What is being asked>
The lines to extract run from the first line of the material below to the line containing "816, 821, 826]", both included; leave the pictures behind.

Charts and diagrams as code>
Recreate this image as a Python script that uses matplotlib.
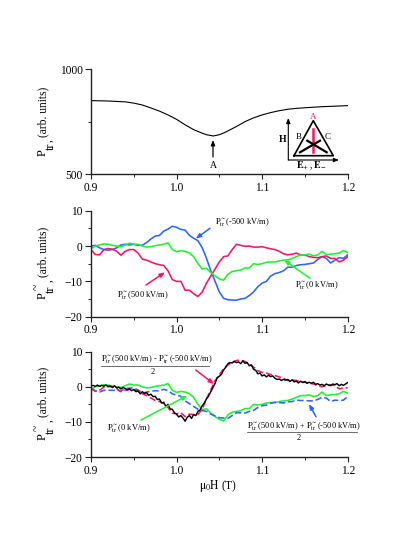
import matplotlib
matplotlib.use("Agg")
import matplotlib.pyplot as plt

plt.rcParams['font.family'] = ['Liberation Serif', 'DejaVu Serif']
plt.rcParams['mathtext.fontset'] = 'stix'

W, H = 395, 558
field_top = [0.90, 0.92, 0.94, 0.95, 0.96, 0.97, 0.98, 0.99, 1.00, 1.01, 1.02, 1.03, 1.035, 1.04, 1.043,
             1.05, 1.055, 1.06, 1.07, 1.08, 1.09, 1.10, 1.11, 1.12, 1.13, 1.14, 1.15, 1.17, 1.20]
p_top = [850, 848, 844, 838, 829, 815, 800, 782, 761, 735, 712, 695, 688, 684, 682,
         688, 696, 706, 727, 750, 768, 782, 793, 802, 809, 813, 816, 821, 826]

field = [0.900, 0.905, 0.910, 0.915, 0.920, 0.925, 0.930, 0.935, 0.940, 0.945, 0.950, 0.955, 0.960, 0.965, 0.970,
         0.975, 0.980, 0.985, 0.990, 0.995, 1.000, 1.005, 1.010, 1.015, 1.020, 1.025, 1.030, 1.035, 1.040, 1.045,
         1.050, 1.055, 1.060, 1.065, 1.070, 1.075, 1.080, 1.085, 1.090, 1.095, 1.100, 1.105, 1.110, 1.115, 1.120,
         1.125, 1.130, 1.135, 1.140, 1.145, 1.150, 1.155, 1.160, 1.165, 1.170, 1.175, 1.180, 1.185, 1.190, 1.195, 1.200]

p_minus500 = [0, 0.2, -0.5, -1, -1.2, -1, -0.5, 0.3, 0.5, 0.3, 0.5, 0.2, 0.2, 1, 2,
              2.8, 3, 4.2, 4.8, 5.6, 5.3, 4.7, 4.5, 3, 2.2, 1.5, -0.5, -3.5, -7, -10,
              -13, -14.8, -15.2, -15.3, -15.3, -15, -14.8, -14, -13, -11.5, -10.5, -10, -8.5, -7.8, -7.5,
              -7, -6, -6, -5.5, -5.3, -5.2, -5, -4.8, -3.8, -3, -3.5, -4.8, -4, -3.3, -3.5, -2.5]
p_plus500 = [-1, -2.4, -2.5, -1, -0.7, -0.9, -1.5, -2.6, -1.5, -1, -1, -2, -3.7, -4, -4.5,
             -5, -5.3, -5.5, -7, -9.5, -10, -10, -12.5, -12.5, -13.5, -14.3, -13, -10.5, -8.5, -6.5,
             -4.5, -3, -2.8, -1, 0.5, 0.2, -0.1, 0, -0.3, -0.3, -0.2, -0.5, -0.8, -1, -1.5,
             -2.2, -2.5, -2.3, -2, -2.5, -2.5, -3, -3.2, -3.3, -3, -2.8, -3.5, -3.5, -4.5, -4, -3]
p_zero = [-0.8, 0, 0.3, 0.6, 0.5, 0.2, 0, -0.2, 0.3, 0.8, 0.5, 0.5, 0, -0.3, -0.2,
          0.1, 0.3, 0.5, 0.9, -1, -1.6, -1.3, -1.5, -2, -3, -5, -6.5, -6.3, -7.5, -8.5,
          -9.3, -9.7, -8, -7.2, -7, -6.8, -6.2, -6.2, -5, -5.2, -5, -4.6, -4.5, -4.5, -4.2,
          -4, -3.9, -3.5, -3, -2.5, -2.5, -2.3, -2.8, -2.5, -1.5, -2.5, -2.3, -2.2, -2, -1.3, -1.8]
p_diff = [0.2, 0.4, 0.1, 0.5, 0.1, 0.4, 0.2, 0.5, 0, 0.2, -0.2, 0.3, -0.3, -0.1, -0.6, -0.2, -0.5, -0.9, -0.6, -1.1,
          -0.8, -1.4, -1.2, -2, -1.4, -1.9, -1.7, -2.4, -2.1, -2.8, -2.7, -3.6, -3.5, -4.6, -4.4, -5.6, -5, -6.3, -6.4, -7.4,
          -7.8, -8.6, -8.2, -8.9, -9.8, -8.7, -8.2, -9, -7.9, -8.2, -7, -6.6, -5.4, -4.6, -3.4, -2.6, -1.4, -0.2, 1, 2.6,
          3, 3.6, 4.8, 5.6, 6.6, 6.9, 6.8, 7.2, 6.9, 7.1, 6.6, 7.4, 6.7, 6.9, 6, 6.2, 5, 4.7, 3.7, 3.9,
          3.1, 3.4, 2.8, 3.3, 2.9, 3.1, 2.4, 2.1, 2.2, 1.8, 2.1, 1.9, 2.1, 1.5, 2, 1.4, 1.6, 1.1, 1.6, 1.2,
          1.5, 1, 1.3, 1, 1.3, 0.7, 0.9, 0.5, 0.7, 0.3, 0.8, 0.5, 0.3, 0.8, 0.6, 0.9, 0.3, 0.7, 0.4, 0.8, 1.2]
field_fine = [0.9 + 0.0025 * i for i in range(len(p_diff))]
p_diff_dash = [-0.5, -1.3, -1, -0.1, 0.2, 0, -0.5, -1.4, -1, -0.7, -0.8, -1.1, -2, -2.5, -3.2,
               -3.9, -4.2, -4.8, -5.9, -7.5, -7.7, -7.4, -8.5, -7.8, -7.9, -7.9, -6.3, -3.5, -0.8, 1.7,
               3.4, 5.2, 6.2, 7.1, 7.5, 7.6, 7.2, 6.5, 5.6, 4.6, 4.1, 3.9, 3.5, 3.2, 2.8,
               2.4, 1.8, 1.9, 1.8, 1.4, 1.3, 1, 0.8, 0.3, 0, 0.4, 0.6, 0.3, -0.6, -0.3, -0.3]
p_sum_dash = [-0.5, -1.1, -1.5, -1, -1, -1, -1, -1.2, -0.5, -0.4, -0.3, -0.9, -1.8, -1.5, -1.3,
              -1.1, -1.2, -0.7, -1.1, -2, -2.4, -2.7, -4, -4.8, -5.6, -6.4, -6.8, -7, -7.8, -8.3,
              -8.8, -8.9, -9, -8.2, -7.4, -7.4, -7.5, -7, -6.7, -5.9, -5.4, -5.2, -4.7, -4.4, -4.5,
              -4.6, -4.3, -4.2, -3.8, -3.9, -3.9, -4, -4, -3.6, -3, -3.2, -4.2, -3.8, -3.9, -3.8, -2.8]

x_ticks = [0.9, 1.0, 1.1, 1.2]
x_minor = [0.95, 1.05, 1.15]
COL_BLUE, COL_PINK, COL_GREEN = '#2e64ff', '#ff1464', '#22f030'
TS, AS = 8.3, 6.0
LW = 1.15

fig = plt.figure(figsize=(W/100, H/100), dpi=100)

def make_ax(top, bottom, ylim, yticks, yminor):
    ax = fig.add_axes([91/W, 1-bottom/H, (347.7-91)/W, (bottom-top)/H])
    ax.set_xlim(0.9, 1.2); ax.set_ylim(*ylim)
    ax.spines['top'].set_visible(False); ax.spines['right'].set_visible(False)
    for s in ('left', 'bottom'):
        ax.spines[s].set_linewidth(1.0)
        ax.spines[s].set_color('#222222')
    ax.set_xticks(x_ticks); ax.set_xticklabels(['%.1f' % v for v in x_ticks])
    ax.set_xticks(x_minor, minor=True)
    ax.set_yticks(yticks); ax.set_yticks(yminor, minor=True)
    ax.tick_params(axis='y', which='major', length=4, width=0.8, labelsize=TS, pad=2, color='#222222')
    ax.tick_params(axis='x', which='major', length=3.5, width=0.8, labelsize=TS, pad=2, color='#222222')
    ax.tick_params(which='minor', length=2, width=0.7, color='#222222')
    ax.patch.set_alpha(0)
    return ax

ax1 = make_ax(69, 174.3, (500, 1000), [500, 1000], [750])
ax1.plot(field_top, p_top, color='k', lw=0.8)

ax2 = make_ax(210.7, 316.7, (-20, 10), [-20, -10, 0, 10], [-15, -5, 5])
ax2.plot(field, p_minus500, color=COL_BLUE, lw=LW)
ax2.plot(field, p_plus500, color=COL_PINK, lw=LW)
ax2.plot(field, p_zero, color=COL_GREEN, lw=LW)

ax3 = make_ax(351.7, 457, (-20, 10), [-20, -10, 0, 10], [-15, -5, 5])
ax3.plot(field, p_zero, color=COL_GREEN, lw=LW)
ax3.plot(field, p_sum_dash, color=COL_BLUE, lw=LW, ls=(0, (4, 1.8)))
ax3.plot(field, p_diff_dash, color=COL_PINK, lw=LW, ls=(0, (4, 1.8)))
ax3.plot(field_fine, p_diff, color='k', lw=1.05)

ov = fig.add_axes([0, 0, 1, 1]); ov.set_xlim(0, W); ov.set_ylim(H, 0); ov.axis('off')

def txt(x, y, s, size=AS, ha='left', va='center', **kw):
    ov.text(x, y, s, fontsize=size, ha=ha, va=va, **kw)

def arrow(x0, y0, x1, y1, c, lw=1.1):
    ov.annotate('', xy=(x1, y1), xytext=(x0, y0),
                arrowprops=dict(arrowstyle='-|>,head_length=0.3,head_width=0.12', color=c, lw=lw,
                                shrinkA=0, shrinkB=0))

P = r'$\mathrm{P}_{\mathrm{tr}}^{\sim}$'

def ylabel(y_units, y_p, y_tr, tilde):
    txt(43, y_units, '(arb. units)', TS, ha='center', rotation=90)
    txt(48, y_units + 29, ',', TS, ha='center', rotation=90)
    txt(43, y_p, 'P', TS + 0.5, ha='center', rotation=90)
    txt(51, y_tr, 'tr', TS + 0.5, ha='center', rotation=90)
    if tilde:
        txt(37, y_tr - 2, '~', TS, ha='center', rotation=90)

ylabel(112, 153, 146, False)
ylabel(252, 296, 289, True)
ylabel(392, 437, 430, True)
txt(218, 486, r'$\mathrm{\mu_0H}$ (T)', TS, ha='center')

arrow(213, 157, 213, 140, 'k', 0.9)
txt(213, 165, 'A', 7, ha='center')

# inset
ov.plot([294, 313.3, 333.3, 294], [155.7, 120.7, 155.7, 155.7], color='k', lw=1.2)
ov.plot([313.3, 313.3], [129, 152], color=COL_PINK, lw=1.8)
ov.plot([300, 320], [152.3, 140.7], color='k', lw=1.6)
ov.plot([326.7, 307.3], [152.3, 140.7], color='k', lw=1.6)
arrow(288.3, 160, 288.3, 118, 'k', 0.8)
arrow(288.3, 160, 339, 160, 'k', 0.8)
txt(282.7, 139, 'H', 7, ha='center', fontweight='bold')
txt(313.3, 116.7, 'A', 6.5, ha='center', color=COL_PINK)
txt(298.7, 137.3, 'B', 6.5, ha='center')
txt(327.3, 137.3, 'C', 6.5, ha='center')
txt(311.5, 165.5, r'$\mathbf{E}_{\!+}$, $\mathbf{E}_{\!-}$', 7, ha='center')

# middle
arrow(210, 228.3, 195.7, 238.7, COL_BLUE)
txt(215, 222.7, P + '(-500 kV/m)')
arrow(146, 285, 165, 272.3, COL_PINK)
txt(116.7, 296, P + '(500 kV/m)')
arrow(310, 278.3, 284, 260, COL_GREEN)
txt(295, 285.7, P + '(0 kV/m)')

# bottom
arrow(195.7, 370, 214, 384, COL_PINK)
txt(100.7, 360, P + '(500 kV/m) - ' + P + '(-500 kV/m)')
ov.plot([100.7, 209], [365.7, 365.7], color='#555555', lw=0.6)
txt(152.3, 372.3, '2', ha='center')
arrow(141, 420, 187.3, 395.7, COL_GREEN)
txt(107.3, 429, P + '(0 kV/m)')
arrow(316, 416.7, 309, 404, COL_BLUE)
txt(247.3, 426.7, P + '(500 kV/m) + ' + P + '(-500 kV/m)')
ov.plot([247.3, 357.3], [432, 432], color='#555555', lw=0.6)
txt(298.7, 438.3, '2', ha='center')

fig.savefig('out.png', dpi=100)
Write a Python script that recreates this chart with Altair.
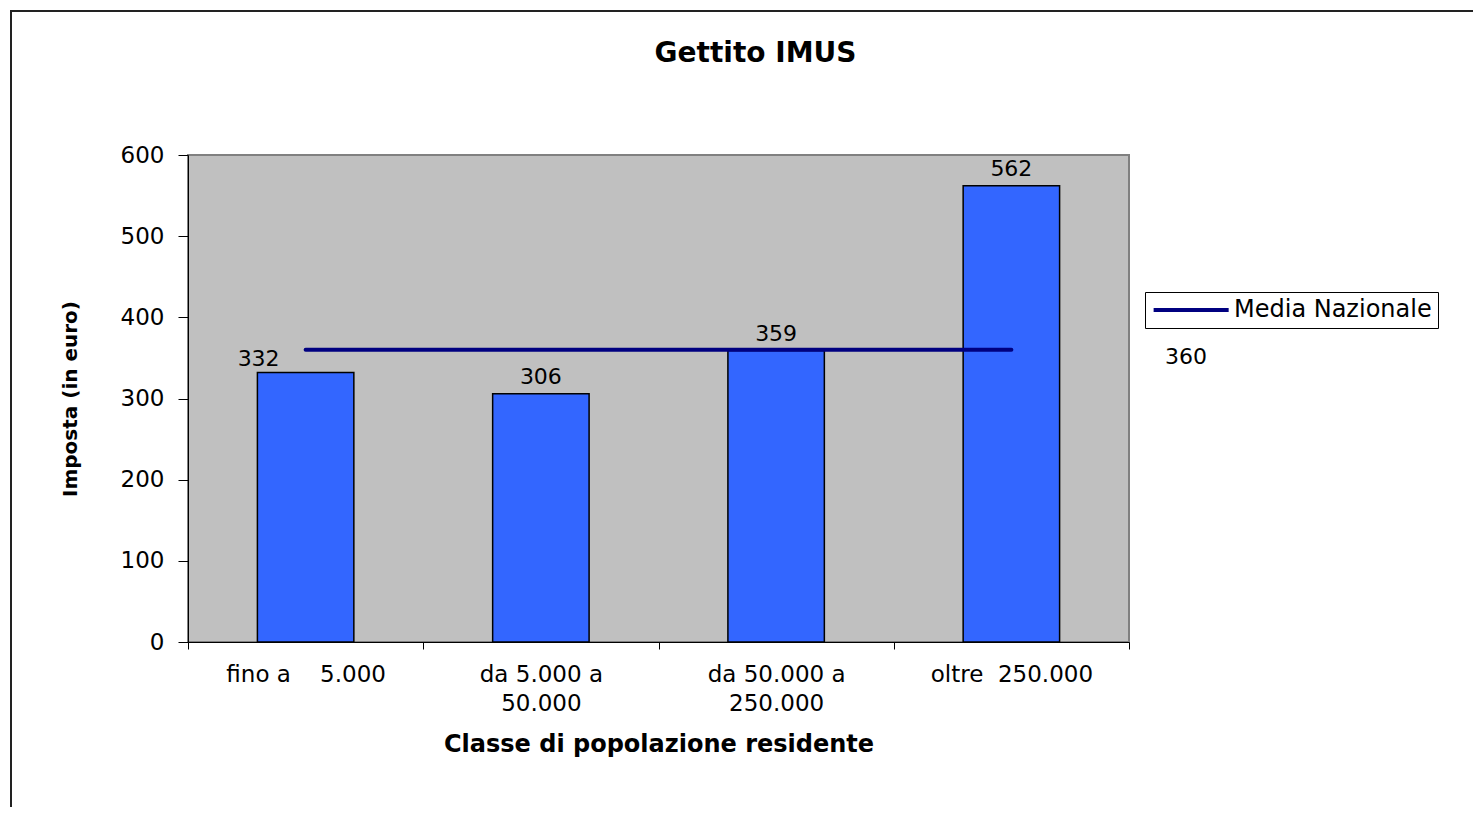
import altair as alt
import pandas as pd

# ---- data ----
categories = [
    "fino a\u00a0\u00a0\u00a0\u00a05.000",
    "da 5.000 a\n50.000",
    "da 50.000 a\n250.000",
    "oltre\u00a0\u00a0250.000",
]
imposta = [332, 306, 359, 562]
media_nazionale = 360
series_name = "Media Nazionale"

FONT = "DejaVu Sans"

bars_df = pd.DataFrame({"classe": categories, "imposta": imposta})
line_df = pd.DataFrame({
    "classe": categories,
    "media": [media_nazionale] * len(categories),
    "serie": [series_name] * len(categories),
})
media_df = pd.DataFrame({"media": [media_nazionale]})
frame_df = pd.DataFrame({"k": [0]})

x_enc = alt.X(
    "classe:N",
    sort=categories,
    scale=alt.Scale(paddingInner=0, paddingOuter=0),
    axis=alt.Axis(
        title="Classe di popolazione residente",
        titleFontSize=24,
        titleFontWeight="bold",
        titlePadding=17,
        labelAngle=0,
        labelFontSize=23,
        labelPadding=14,
        labelLineHeight=29,
        labelExpr="split(datum.label, '\\n')",
        labelColor="black",
        tickBand="extent",
        tickSize=7,
        tickColor="black",
        domainColor="black",
        labelLimit=300,
    ),
)

y_enc = alt.Y(
    "imposta:Q",
    scale=alt.Scale(domain=[0, 600], nice=False),
    axis=alt.Axis(
        title="Imposta (in euro)",
        titleFontSize=20,
        titleFontWeight="bold",
        titlePadding=40,
        values=[0, 100, 200, 300, 400, 500, 600],
        labelFontSize=23,
        labelPadding=14,
        labelColor="black",
        tickSize=10,
        tickColor="black",
        domainColor="black",
        grid=False,
    ),
)

bars = alt.Chart(bars_df).mark_bar(
    width=alt.RelativeBandSize(0.41),
    color="#3366FF",
    stroke="black",
    strokeWidth=1.5,
).encode(x=x_enc, y=y_enc)

labels_main = alt.Chart(bars_df).transform_filter(
    alt.datum.imposta != imposta[0]
).mark_text(fontSize=22, baseline="alphabetic", dy=-10, color="black").encode(
    x=alt.X("classe:N", sort=categories),
    y="imposta:Q",
    text="imposta:Q",
)

labels_first = alt.Chart(bars_df).transform_filter(
    alt.datum.imposta == imposta[0]
).mark_text(fontSize=22, baseline="alphabetic", dy=-7, dx=-47, color="black").encode(
    x=alt.X("classe:N", sort=categories),
    y="imposta:Q",
    text="imposta:Q",
)

line = alt.Chart(line_df).mark_line(strokeWidth=4, strokeCap="round").encode(
    x=alt.X("classe:N", sort=categories),
    y=alt.Y("media:Q"),
    color=alt.Color(
        "serie:N",
        scale=alt.Scale(domain=[series_name], range=["#000080"]),
        legend=alt.Legend(
            title=None,
            orient="none",
            legendX=957,
            legendY=137,
            symbolType="M-1,0H7",
            symbolSize=352,
            symbolStrokeWidth=4,
            labelFontSize=24,
            labelColor="black",
            labelOffset=59,
            labelLimit=400,
            padding=6,
            strokeColor="black",
            fillColor="white",
            cornerRadius=0,
        ),
    ),
)

media_label = alt.Chart(media_df).mark_text(
    fontSize=22, align="center", baseline="middle", color="black"
).encode(
    x=alt.value(998),
    y=alt.value(202),
    text="media:Q",
)

frame = alt.Chart(frame_df).mark_rect(
    fill="transparent", stroke="#222222", strokeWidth=2
).encode(
    x=alt.value(-177), x2=alt.value(1500),
    y=alt.value(-144), y2=alt.value(800),
)

chart = alt.layer(frame, bars, line, labels_main, labels_first, media_label).properties(
    width=941,
    height=487,
    autosize=alt.AutoSizeParams(type="none"),
    padding={"left": 180, "top": 147, "right": 344, "bottom": 165},
    title=alt.TitleParams(
        text="Gettito IMUS",
        fontSize=28,
        fontWeight="bold",
        anchor="middle",
        baseline="alphabetic",
        dx=97,
        offset=-80,
        color="black",
    ),
).configure(
    font=FONT,
).configure_view(
    fill="#C0C0C0",
    stroke="#808080",
    strokeWidth=2,
)

chart.save("out.html", embed_options={"renderer": "svg", "actions": False})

Result>
Recreate this image as a Python script that uses matplotlib.
import matplotlib
matplotlib.use("Agg")
import matplotlib.pyplot as plt

plt.rcParams['font.family'] = ['Liberation Serif', 'DejaVu Serif']
plt.rcParams['mathtext.fontset'] = 'stix'

W, H = 395, 558
field_top = [0.90, 0.92, 0.94, 0.95, 0.96, 0.97, 0.98, 0.99, 1.00, 1.01, 1.02, 1.03, 1.035, 1.04, 1.043,
             1.05, 1.055, 1.06, 1.07, 1.08, 1.09, 1.10, 1.11, 1.12, 1.13, 1.14, 1.15, 1.17, 1.20]
p_top = [850, 848, 844, 838, 829, 815, 800, 782, 761, 735, 712, 695, 688, 684, 682,
         688, 696, 706, 727, 750, 768, 782, 793, 802, 809, 813, 816, 821, 826]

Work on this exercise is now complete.